Machine Learning Interviews Study Guide
A practical guide to the Machine-Learning-Interviews repository for ML, AI engineering, deep learning, and system-design interview prep.
Key takeaways#
- Machine-Learning-Interviews is a study guide for machine learning and AI technical interviews.
- The repository covers interview preparation, machine learning algorithms, deep learning, system design, and AI engineering topics.
- It is best used as a structured reference while preparing for ML engineering, applied AI, or research engineering interviews.
- Treat the repository as a learning resource, not a product or model.
What the repository is#
Machine-Learning-Interviews is a GitHub resource maintained by alirezadir.

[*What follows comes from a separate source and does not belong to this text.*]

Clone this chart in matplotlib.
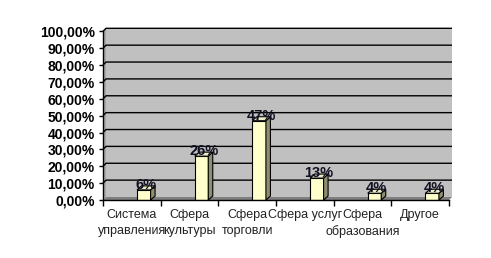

The repository description says it is meant to serve as a guide for Machine Learning and AI technical interviews. The topics attached to the repo include AI, AI agents, AI engineering, deep learning, interview preparation, machine learning algorithms, scalable applications, and system design.
The practical value is organization. Interview preparation can sprawl across algorithms, modeling fundamentals, coding practice, system design, and applied ML tradeoffs. A curated repository gives candidates a checklist and a reference path so they can see which areas need more work before an interview loop.
Who should use it#
This resource is useful for machine learning engineers, AI engineers, data scientists moving into production ML, and software engineers preparing for ML-heavy roles. It can also help hiring managers design better interview loops because it highlights the breadth of topics candidates are expected to know.
For junior candidates, the best starting point is the fundamentals: probability, machine learning algorithms, evaluation metrics, and coding practice. For senior candidates, the higher-value sections are usually system design, scalable ML applications, production tradeoffs, and clear communication of model choices.
How to study with it#
Use the repository as a map, not as the only source. Pick one topic, write your own notes, implement small examples, and then practice explaining tradeoffs out loud. For system design questions, draw the data flow, define latency and quality constraints, and explain how you would monitor model behavior after launch.
A good weekly plan is to split time across theory, implementation, and communication. Theory helps you answer why a method works. Implementation helps you catch details that are easy to forget. Communication turns knowledge into interview performance.
What to watch#
Interview resources can drift as the market changes. Confirm that the repository is still active, then supplement it with current model-evaluation practice, retrieval systems, agent patterns, and production AI safety checks if those are relevant to your target roles.